The Trouble with Appointments
This arrangement was on full display this winter as four sitting senators joined the executive branch, leaving indecisive governors in their wake. Each of the four appointments illustrated a problem with that method of filling vacancies: Delaware’s Ted Kaufman was seen as a placeholder for the Biden dynasty, Colorado’s Michael Bennet was a no-name who needed to introduce himself to the people he would be representing, New York’s Kirsten Gillibrand was appointed following a media circus, and, of course, Illinois’ Roland Burris was tainted immediately by guilt-by-association and eventually a scandal of his own. This history leaves no doubt about the proximate cause of Feingold’s amendment.
Feingold points out that his home state is one of just four that requires immediate special elections to fill vacant seats. But he sees no point in hoping for state-by-state changes in the law, since governors would have the power to veto the very statutes that would strip them of the appointment power. And, as Professor Mark Tushnet of Harvard Law School told the HPR, “It makes sense to bring the mechanisms for replacing senators who resign or die into line with the way we elect them in the first place.”
Upside to Appointments?
But there are also advantages to the current system. Professor Sanford Levinson of the University of Texas School of Law told the HPR that he appreciates the fact that it lets states decide. He added that states can get “full representation the very next day.” Ritchie articulated the same federalist idea: “The 17th Amendment … doesn’t presume to tell states how they have to run their elections.”
Furthermore, according to Levinson, Feingold’s amendment is incomplete without a provision addressing “wholesale vacancy,” which is the extreme scenario in which a terrorist attack or other catastrophe leaves a large number of Senate seats suddenly vacant. Without a contingency plan allowing appointments in such a situation, Levinson thinks that Feingold’s amendment would leave the Senate incapacitated, unable to fill a quorum, until special elections were held in a significant number of states. Under such circumstances, he said, “It would at least be helpful if there were some alternative to a presidential dictatorship.”
Prospects for Passage
Levinson may not have to worry. Ritchie pointed out that thousands of amendments have been proposed in Congress, and “there have been very few that have actually gotten through.” Tushnet noted the general difficulty of passing a “good government” amendment in which “no one in the Senate or the House has much at stake.”
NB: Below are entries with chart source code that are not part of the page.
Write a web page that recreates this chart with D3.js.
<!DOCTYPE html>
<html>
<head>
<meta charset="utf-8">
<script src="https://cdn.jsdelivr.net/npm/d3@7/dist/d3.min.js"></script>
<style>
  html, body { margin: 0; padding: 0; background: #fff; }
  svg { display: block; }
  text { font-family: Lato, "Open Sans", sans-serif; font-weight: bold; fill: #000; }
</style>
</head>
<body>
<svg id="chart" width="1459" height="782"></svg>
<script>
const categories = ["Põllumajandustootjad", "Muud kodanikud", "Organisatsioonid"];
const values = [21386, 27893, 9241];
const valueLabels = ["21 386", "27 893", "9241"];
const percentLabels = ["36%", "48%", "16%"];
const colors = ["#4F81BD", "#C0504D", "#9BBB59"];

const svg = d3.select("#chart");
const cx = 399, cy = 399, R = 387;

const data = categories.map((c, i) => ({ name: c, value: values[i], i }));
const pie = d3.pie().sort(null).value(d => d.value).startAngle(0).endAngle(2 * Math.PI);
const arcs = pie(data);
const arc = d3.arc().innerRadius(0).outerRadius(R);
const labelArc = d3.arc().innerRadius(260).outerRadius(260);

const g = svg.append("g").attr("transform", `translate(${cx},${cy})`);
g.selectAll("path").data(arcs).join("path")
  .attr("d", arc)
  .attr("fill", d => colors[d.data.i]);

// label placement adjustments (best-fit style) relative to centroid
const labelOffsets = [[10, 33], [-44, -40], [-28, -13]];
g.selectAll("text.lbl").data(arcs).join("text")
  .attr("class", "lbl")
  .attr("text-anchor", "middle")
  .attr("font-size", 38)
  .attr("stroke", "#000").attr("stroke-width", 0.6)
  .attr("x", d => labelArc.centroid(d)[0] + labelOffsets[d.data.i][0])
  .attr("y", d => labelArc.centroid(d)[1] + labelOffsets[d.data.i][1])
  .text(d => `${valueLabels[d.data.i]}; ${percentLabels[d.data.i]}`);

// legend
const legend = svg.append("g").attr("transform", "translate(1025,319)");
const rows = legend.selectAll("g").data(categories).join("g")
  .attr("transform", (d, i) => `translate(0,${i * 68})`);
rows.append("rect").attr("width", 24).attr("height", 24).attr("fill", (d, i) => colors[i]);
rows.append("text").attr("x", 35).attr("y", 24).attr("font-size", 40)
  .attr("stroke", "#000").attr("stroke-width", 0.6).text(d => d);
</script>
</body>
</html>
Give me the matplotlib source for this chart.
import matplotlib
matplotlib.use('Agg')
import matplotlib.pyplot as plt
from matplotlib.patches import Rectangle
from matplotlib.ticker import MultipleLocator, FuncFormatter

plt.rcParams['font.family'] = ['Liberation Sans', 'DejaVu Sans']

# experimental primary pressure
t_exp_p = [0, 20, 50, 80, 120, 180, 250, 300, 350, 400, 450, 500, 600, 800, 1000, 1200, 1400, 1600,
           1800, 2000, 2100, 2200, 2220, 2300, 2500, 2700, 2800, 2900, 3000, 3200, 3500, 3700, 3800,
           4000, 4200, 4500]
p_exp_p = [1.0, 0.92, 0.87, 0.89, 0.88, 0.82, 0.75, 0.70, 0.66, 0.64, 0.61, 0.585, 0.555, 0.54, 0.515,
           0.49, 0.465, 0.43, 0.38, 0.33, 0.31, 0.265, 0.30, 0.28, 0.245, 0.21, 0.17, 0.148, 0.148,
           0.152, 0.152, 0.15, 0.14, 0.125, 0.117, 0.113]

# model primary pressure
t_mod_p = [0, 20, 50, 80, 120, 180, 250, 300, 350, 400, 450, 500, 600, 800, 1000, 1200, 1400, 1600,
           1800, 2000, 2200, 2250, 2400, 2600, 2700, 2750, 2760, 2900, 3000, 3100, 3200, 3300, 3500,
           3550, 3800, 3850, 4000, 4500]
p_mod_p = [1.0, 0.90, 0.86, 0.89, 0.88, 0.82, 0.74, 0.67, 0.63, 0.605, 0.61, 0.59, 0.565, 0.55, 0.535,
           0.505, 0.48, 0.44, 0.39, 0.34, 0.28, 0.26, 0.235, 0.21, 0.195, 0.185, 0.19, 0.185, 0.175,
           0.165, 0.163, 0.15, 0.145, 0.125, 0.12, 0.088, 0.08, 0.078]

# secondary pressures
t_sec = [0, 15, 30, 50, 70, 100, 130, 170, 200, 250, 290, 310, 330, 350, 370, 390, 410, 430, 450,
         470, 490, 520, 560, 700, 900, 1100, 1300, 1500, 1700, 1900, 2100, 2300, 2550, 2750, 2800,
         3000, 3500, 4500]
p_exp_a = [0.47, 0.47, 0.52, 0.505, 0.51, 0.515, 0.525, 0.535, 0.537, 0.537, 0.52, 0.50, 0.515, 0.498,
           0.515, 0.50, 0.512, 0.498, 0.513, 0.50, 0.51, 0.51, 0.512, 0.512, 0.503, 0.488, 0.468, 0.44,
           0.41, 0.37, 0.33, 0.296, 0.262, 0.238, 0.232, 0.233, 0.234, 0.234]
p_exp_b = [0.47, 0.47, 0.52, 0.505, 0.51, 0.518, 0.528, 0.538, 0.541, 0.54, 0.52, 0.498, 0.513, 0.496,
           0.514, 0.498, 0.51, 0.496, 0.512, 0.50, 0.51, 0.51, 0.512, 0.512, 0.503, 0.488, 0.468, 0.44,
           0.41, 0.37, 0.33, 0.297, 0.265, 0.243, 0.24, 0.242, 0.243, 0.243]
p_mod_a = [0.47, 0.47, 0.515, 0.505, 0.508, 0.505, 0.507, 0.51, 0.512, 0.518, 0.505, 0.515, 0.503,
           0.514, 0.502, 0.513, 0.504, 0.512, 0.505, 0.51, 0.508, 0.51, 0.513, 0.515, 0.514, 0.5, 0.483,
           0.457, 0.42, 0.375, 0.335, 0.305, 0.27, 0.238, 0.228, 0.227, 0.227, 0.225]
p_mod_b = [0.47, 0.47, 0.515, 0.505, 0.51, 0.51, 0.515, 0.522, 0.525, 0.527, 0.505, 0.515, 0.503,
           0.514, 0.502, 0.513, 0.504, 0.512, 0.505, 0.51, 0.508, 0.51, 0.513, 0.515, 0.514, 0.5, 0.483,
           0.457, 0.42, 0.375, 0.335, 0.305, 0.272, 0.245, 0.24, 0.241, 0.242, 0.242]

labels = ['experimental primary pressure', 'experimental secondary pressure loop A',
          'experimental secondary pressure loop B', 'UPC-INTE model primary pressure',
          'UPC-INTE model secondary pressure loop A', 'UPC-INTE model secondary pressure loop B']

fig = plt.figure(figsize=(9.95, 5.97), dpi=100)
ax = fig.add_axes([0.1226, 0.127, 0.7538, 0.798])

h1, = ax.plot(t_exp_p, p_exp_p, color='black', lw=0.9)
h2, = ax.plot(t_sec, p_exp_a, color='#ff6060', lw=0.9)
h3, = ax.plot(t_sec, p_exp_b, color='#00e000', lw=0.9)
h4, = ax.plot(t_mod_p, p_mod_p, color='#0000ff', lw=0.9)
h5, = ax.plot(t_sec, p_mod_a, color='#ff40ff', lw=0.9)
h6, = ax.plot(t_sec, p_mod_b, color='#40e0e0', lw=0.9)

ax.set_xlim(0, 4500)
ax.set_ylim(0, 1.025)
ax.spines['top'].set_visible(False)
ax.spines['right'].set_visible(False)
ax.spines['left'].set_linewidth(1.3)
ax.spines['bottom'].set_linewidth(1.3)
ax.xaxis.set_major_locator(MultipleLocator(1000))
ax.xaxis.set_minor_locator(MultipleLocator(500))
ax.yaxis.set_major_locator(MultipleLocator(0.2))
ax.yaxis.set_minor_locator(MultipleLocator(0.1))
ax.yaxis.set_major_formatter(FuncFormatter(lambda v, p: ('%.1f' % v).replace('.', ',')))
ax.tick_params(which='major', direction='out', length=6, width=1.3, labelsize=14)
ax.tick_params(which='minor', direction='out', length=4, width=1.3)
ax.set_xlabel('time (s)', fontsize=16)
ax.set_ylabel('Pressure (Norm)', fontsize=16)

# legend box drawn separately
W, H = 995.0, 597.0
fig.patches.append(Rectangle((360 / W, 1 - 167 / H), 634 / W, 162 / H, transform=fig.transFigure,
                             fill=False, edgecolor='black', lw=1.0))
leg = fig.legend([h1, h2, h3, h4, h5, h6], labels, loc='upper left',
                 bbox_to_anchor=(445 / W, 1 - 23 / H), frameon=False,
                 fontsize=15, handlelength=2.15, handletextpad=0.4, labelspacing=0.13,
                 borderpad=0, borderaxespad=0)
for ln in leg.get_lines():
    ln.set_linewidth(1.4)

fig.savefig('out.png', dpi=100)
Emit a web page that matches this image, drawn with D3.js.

At the same time, the amendment probably has few natural opponents. Both parties have the same number of senators who, under the current system, would be replaced by governors from the other party if they decided to retire or passed away. If Feingold’s amendment passes, these Senate seats will be a little more likely to stay in the hands of the party that currently holds them.
The amendment’s fate will ultimately depend on whether the public’s frustration with the appointment process, stoked by the Illinois fiasco, gives way to a sustained effort to overcome procedural difficulties, indifference, and the objections of federalists. Feingold’s amendment has the logic of history behind it: the Senate, originally designed as a bulwark against the whims of the masses, has gradually become more democratic in pedigree. It may take a few more Roland Burris-type appointments, but in time it seems likely that direct election of senators will become the rule, without exceptions.